### Exercise goal
Take the listing from its first line through the line that contains "fig.savefig('out.png', dpi=dpi)" and please retype those lines exactly, leaving out the pictures.

### The data
((

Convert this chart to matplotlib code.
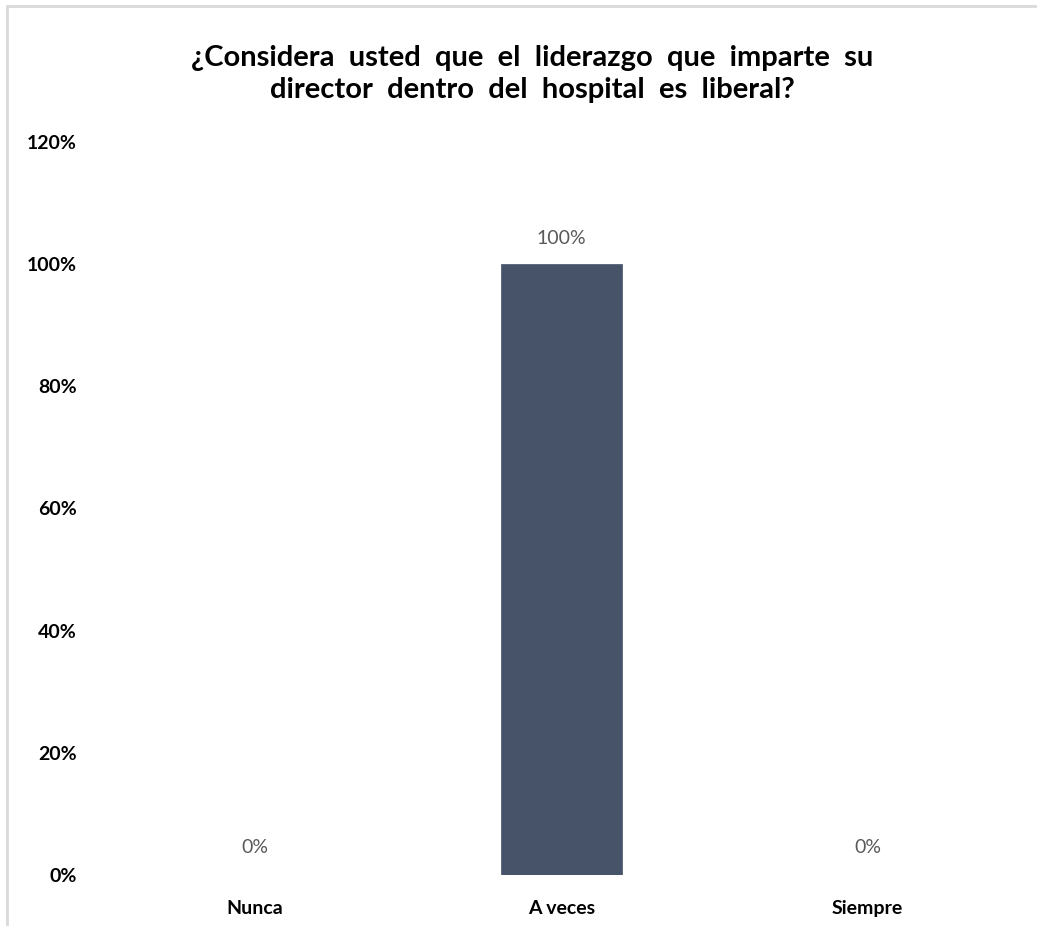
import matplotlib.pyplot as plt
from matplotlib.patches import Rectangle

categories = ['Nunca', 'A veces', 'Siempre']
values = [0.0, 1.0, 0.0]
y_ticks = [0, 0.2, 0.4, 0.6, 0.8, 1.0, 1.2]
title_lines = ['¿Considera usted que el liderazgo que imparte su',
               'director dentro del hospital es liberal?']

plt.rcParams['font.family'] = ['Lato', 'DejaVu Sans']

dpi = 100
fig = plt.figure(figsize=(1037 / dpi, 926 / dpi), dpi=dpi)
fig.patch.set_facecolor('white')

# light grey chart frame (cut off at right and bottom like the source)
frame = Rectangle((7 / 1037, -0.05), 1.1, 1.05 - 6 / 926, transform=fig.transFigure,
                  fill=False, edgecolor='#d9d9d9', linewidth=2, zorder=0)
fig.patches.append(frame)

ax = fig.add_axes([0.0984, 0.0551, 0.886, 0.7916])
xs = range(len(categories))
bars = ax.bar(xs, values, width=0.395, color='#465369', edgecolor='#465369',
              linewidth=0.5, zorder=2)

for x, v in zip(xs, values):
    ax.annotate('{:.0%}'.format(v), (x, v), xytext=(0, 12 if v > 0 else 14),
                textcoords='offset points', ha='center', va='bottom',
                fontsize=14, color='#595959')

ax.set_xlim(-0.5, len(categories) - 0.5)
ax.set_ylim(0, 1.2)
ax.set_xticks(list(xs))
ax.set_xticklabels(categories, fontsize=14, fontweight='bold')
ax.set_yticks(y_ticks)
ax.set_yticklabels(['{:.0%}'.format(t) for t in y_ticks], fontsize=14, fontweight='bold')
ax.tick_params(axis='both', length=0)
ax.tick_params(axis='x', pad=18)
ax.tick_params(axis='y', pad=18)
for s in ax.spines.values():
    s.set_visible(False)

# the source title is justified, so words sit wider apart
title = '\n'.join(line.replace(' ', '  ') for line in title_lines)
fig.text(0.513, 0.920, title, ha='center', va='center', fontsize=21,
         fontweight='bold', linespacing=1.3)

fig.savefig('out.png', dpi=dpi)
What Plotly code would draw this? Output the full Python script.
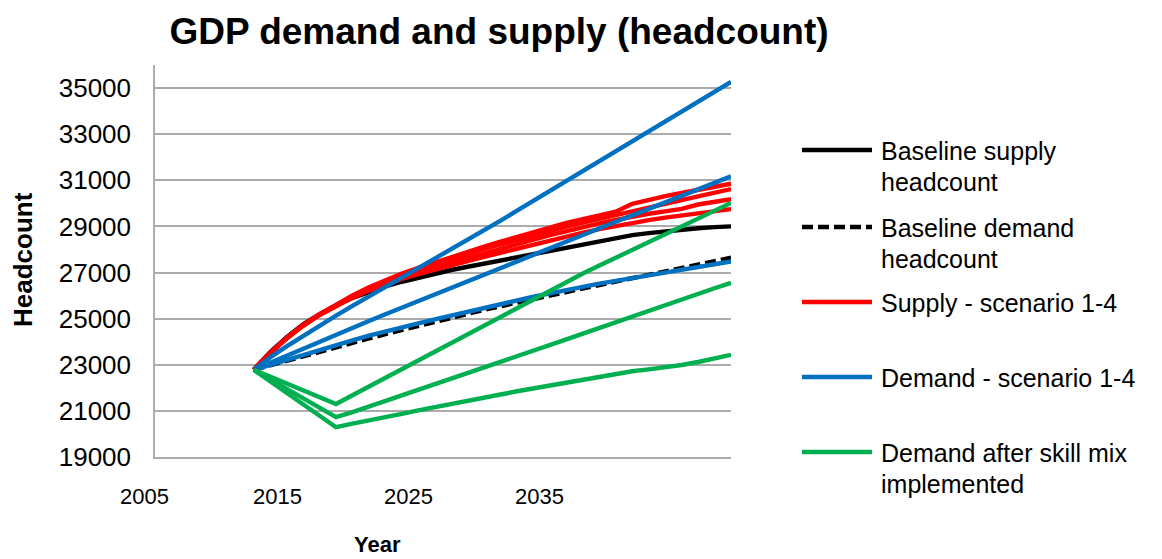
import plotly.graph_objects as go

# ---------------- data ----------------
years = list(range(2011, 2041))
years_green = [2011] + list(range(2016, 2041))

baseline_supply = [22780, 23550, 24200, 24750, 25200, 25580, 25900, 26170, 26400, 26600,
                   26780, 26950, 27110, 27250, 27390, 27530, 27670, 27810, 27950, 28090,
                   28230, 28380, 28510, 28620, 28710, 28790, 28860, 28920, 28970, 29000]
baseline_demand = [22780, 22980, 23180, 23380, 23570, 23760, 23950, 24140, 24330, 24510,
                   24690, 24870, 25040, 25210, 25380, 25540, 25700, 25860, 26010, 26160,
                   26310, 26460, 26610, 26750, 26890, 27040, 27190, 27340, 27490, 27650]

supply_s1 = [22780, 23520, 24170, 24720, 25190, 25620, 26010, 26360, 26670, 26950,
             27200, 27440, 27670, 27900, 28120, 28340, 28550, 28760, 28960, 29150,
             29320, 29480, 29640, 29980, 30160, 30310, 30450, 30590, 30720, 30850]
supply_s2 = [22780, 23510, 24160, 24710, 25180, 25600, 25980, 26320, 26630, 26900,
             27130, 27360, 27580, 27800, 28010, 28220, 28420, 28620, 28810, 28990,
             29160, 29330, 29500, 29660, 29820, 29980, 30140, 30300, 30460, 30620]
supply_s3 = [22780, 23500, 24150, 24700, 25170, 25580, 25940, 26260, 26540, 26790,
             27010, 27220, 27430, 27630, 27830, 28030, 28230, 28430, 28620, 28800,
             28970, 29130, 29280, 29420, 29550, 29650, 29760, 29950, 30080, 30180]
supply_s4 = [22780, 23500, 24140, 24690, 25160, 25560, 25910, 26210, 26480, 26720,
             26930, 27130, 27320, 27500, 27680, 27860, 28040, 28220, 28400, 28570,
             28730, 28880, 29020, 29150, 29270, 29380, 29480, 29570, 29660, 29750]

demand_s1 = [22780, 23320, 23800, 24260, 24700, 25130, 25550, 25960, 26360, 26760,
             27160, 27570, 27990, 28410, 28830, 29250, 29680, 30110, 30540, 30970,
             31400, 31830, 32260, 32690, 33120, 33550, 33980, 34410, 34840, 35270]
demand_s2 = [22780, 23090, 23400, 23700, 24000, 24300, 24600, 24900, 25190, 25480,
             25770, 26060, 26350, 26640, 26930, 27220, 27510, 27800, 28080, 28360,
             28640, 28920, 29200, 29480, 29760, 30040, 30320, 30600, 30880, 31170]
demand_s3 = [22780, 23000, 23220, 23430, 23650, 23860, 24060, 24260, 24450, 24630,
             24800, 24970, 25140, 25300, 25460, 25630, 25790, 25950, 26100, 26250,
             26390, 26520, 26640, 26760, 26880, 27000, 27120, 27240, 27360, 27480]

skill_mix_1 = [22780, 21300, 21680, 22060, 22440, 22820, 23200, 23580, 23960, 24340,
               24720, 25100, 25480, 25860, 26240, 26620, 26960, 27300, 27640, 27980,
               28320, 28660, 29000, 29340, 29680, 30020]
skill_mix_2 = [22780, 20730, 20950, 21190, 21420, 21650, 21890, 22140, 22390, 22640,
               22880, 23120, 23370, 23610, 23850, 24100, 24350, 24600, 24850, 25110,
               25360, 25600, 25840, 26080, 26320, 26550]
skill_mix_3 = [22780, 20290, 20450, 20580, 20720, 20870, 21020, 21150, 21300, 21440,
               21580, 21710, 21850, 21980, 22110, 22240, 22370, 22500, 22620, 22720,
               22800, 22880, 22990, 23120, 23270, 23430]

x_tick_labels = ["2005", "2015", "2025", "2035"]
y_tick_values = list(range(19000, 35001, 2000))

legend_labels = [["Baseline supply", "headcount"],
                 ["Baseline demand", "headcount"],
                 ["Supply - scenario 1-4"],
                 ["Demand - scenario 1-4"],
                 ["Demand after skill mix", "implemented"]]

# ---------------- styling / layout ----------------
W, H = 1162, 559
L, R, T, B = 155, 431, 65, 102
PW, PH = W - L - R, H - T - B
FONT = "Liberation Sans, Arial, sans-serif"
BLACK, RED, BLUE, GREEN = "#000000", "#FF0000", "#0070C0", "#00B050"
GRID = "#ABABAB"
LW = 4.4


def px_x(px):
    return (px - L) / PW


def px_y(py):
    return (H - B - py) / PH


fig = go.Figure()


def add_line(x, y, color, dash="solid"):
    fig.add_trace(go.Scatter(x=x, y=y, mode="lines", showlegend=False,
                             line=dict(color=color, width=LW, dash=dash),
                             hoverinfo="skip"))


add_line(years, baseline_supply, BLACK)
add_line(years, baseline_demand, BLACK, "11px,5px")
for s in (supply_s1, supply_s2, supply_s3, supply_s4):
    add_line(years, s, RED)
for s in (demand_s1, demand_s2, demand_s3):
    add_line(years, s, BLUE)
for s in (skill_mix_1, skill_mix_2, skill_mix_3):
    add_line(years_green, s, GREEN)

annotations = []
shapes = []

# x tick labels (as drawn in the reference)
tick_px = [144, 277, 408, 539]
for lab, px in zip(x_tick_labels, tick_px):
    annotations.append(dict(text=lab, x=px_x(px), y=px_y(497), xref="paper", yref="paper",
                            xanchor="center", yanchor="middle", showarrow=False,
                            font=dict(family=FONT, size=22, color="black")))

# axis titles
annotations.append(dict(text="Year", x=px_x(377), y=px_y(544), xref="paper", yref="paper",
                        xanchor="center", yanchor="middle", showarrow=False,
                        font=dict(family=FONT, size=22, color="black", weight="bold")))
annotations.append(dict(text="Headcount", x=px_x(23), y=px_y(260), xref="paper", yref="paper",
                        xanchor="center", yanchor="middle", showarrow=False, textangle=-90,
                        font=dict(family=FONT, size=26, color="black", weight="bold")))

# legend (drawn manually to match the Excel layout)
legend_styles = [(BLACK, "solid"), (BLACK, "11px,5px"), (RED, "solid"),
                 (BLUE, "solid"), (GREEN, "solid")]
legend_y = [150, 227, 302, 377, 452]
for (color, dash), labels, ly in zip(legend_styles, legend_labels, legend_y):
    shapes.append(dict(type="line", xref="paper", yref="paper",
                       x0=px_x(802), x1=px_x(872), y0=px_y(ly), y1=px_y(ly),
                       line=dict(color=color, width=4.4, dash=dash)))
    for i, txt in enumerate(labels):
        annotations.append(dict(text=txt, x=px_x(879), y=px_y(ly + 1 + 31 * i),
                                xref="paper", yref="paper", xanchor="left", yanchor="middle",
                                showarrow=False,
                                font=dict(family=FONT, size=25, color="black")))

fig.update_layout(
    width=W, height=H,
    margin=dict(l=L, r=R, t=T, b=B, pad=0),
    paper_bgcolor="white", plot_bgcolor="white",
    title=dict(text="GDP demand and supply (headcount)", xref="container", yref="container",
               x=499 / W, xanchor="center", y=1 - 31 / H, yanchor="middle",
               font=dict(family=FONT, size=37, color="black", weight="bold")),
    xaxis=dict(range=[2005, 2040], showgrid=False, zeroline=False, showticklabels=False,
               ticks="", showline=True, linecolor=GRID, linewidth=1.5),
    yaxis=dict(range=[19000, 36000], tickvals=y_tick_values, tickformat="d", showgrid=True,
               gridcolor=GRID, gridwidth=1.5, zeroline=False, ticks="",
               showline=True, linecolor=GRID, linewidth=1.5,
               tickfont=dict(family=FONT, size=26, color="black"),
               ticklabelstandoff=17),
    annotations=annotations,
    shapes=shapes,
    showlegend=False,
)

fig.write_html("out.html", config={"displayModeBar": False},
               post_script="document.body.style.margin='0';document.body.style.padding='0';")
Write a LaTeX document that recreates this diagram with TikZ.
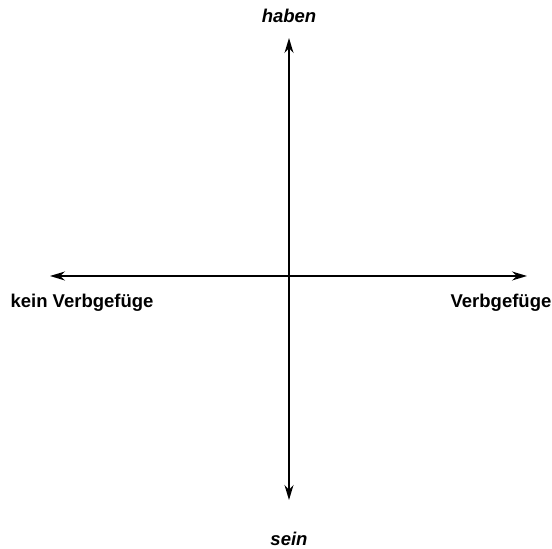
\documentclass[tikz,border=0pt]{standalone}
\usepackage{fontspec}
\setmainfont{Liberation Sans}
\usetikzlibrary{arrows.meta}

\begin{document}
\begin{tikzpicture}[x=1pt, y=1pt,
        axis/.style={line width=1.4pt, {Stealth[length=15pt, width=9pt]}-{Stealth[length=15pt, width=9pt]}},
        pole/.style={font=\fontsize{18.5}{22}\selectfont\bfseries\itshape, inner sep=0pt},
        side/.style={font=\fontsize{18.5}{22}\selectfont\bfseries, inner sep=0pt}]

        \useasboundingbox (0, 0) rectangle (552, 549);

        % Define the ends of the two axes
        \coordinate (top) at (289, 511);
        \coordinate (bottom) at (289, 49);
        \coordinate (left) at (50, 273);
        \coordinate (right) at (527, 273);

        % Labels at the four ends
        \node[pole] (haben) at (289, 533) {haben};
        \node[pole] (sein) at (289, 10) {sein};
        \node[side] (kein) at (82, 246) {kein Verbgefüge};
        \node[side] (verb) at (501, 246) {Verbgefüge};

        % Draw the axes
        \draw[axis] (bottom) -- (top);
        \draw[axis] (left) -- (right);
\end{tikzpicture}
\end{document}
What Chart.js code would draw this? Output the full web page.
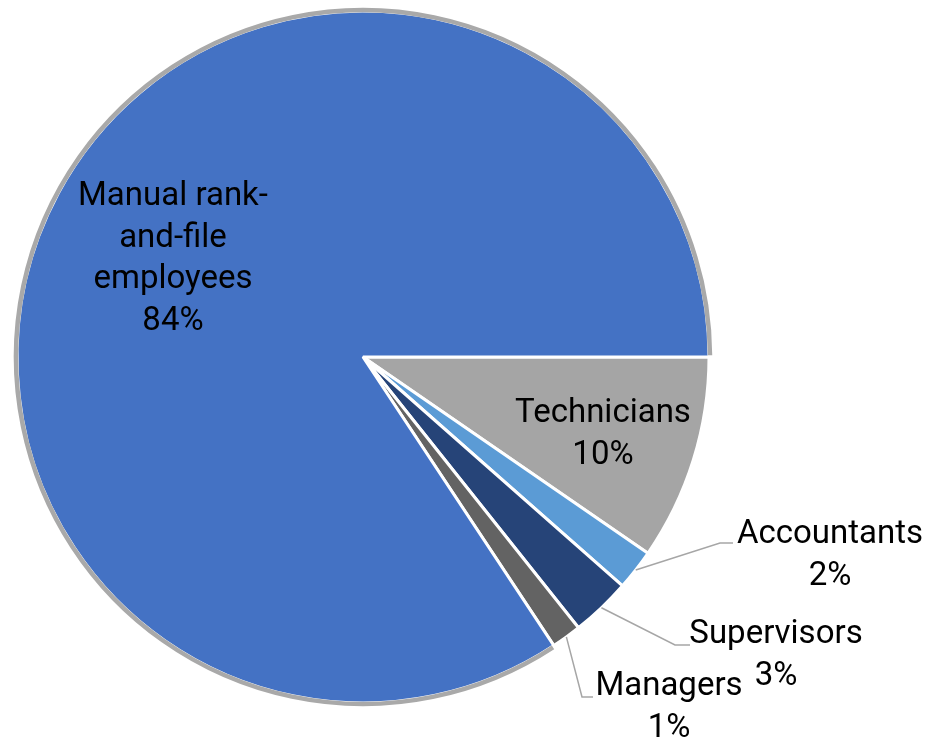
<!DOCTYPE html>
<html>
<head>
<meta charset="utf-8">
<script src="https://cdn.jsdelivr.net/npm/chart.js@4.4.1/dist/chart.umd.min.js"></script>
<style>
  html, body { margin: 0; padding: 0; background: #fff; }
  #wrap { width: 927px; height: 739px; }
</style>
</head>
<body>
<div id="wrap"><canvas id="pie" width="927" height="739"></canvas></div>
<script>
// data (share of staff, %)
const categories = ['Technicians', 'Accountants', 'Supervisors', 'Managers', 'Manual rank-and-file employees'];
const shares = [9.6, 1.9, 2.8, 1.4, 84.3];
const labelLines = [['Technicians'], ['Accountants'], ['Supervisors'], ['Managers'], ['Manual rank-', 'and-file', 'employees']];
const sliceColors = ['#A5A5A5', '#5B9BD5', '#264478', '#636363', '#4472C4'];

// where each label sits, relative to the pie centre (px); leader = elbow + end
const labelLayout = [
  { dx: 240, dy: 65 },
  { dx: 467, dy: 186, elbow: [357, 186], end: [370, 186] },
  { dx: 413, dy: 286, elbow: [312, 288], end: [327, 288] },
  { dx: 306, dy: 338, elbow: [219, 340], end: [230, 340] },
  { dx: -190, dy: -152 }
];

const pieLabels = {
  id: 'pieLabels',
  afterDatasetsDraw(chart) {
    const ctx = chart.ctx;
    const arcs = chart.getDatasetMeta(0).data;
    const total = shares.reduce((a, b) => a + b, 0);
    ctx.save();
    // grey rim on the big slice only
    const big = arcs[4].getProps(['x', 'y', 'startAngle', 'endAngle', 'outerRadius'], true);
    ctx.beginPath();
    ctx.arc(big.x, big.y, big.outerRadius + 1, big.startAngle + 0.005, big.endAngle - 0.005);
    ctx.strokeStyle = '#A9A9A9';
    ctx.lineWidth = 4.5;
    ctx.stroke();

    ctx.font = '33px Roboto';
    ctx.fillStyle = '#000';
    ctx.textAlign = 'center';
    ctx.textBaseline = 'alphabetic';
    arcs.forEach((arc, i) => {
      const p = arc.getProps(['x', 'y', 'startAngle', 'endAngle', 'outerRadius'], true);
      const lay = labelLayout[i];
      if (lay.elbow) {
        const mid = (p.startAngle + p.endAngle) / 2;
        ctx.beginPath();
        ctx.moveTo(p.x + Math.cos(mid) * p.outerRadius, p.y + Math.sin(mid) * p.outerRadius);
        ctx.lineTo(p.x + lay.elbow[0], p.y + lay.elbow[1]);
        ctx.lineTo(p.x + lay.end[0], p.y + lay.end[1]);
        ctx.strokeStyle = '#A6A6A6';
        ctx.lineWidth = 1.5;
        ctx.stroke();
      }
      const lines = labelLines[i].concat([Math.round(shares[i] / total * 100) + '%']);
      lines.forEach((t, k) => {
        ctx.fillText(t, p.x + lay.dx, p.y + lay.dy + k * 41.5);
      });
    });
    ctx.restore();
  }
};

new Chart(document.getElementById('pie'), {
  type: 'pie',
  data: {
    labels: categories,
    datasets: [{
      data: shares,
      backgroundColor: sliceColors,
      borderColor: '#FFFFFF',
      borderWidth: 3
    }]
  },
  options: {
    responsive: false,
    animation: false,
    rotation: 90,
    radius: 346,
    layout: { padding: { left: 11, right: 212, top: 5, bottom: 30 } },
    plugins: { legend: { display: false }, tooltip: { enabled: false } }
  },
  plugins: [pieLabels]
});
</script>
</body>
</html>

))

### In response
Convert this chart to matplotlib code.
import matplotlib.pyplot as plt
from matplotlib.patches import Rectangle

categories = ['Nunca', 'A veces', 'Siempre']
values = [0.0, 1.0, 0.0]
y_ticks = [0, 0.2, 0.4, 0.6, 0.8, 1.0, 1.2]
title_lines = ['¿Considera usted que el liderazgo que imparte su',
               'director dentro del hospital es liberal?']

plt.rcParams['font.family'] = ['Lato', 'DejaVu Sans']

dpi = 100
fig = plt.figure(figsize=(1037 / dpi, 926 / dpi), dpi=dpi)
fig.patch.set_facecolor('white')

# light grey chart frame (cut off at right and bottom like the source)
frame = Rectangle((7 / 1037, -0.05), 1.1, 1.05 - 6 / 926, transform=fig.transFigure,
                  fill=False, edgecolor='#d9d9d9', linewidth=2, zorder=0)
fig.patches.append(frame)

ax = fig.add_axes([0.0984, 0.0551, 0.886, 0.7916])
xs = range(len(categories))
bars = ax.bar(xs, values, width=0.395, color='#465369', edgecolor='#465369',
              linewidth=0.5, zorder=2)

for x, v in zip(xs, values):
    ax.annotate('{:.0%}'.format(v), (x, v), xytext=(0, 12 if v > 0 else 14),
                textcoords='offset points', ha='center', va='bottom',
                fontsize=14, color='#595959')

ax.set_xlim(-0.5, len(categories) - 0.5)
ax.set_ylim(0, 1.2)
ax.set_xticks(list(xs))
ax.set_xticklabels(categories, fontsize=14, fontweight='bold')
ax.set_yticks(y_ticks)
ax.set_yticklabels(['{:.0%}'.format(t) for t in y_ticks], fontsize=14, fontweight='bold')
ax.tick_params(axis='both', length=0)
ax.tick_params(axis='x', pad=18)
ax.tick_params(axis='y', pad=18)
for s in ax.spines.values():
    s.set_visible(False)

# the source title is justified, so words sit wider apart
title = '\n'.join(line.replace(' ', '  ') for line in title_lines)
fig.text(0.513, 0.920, title, ha='center', va='center', fontsize=21,
         fontweight='bold', linespacing=1.3)

fig.savefig('out.png', dpi=dpi)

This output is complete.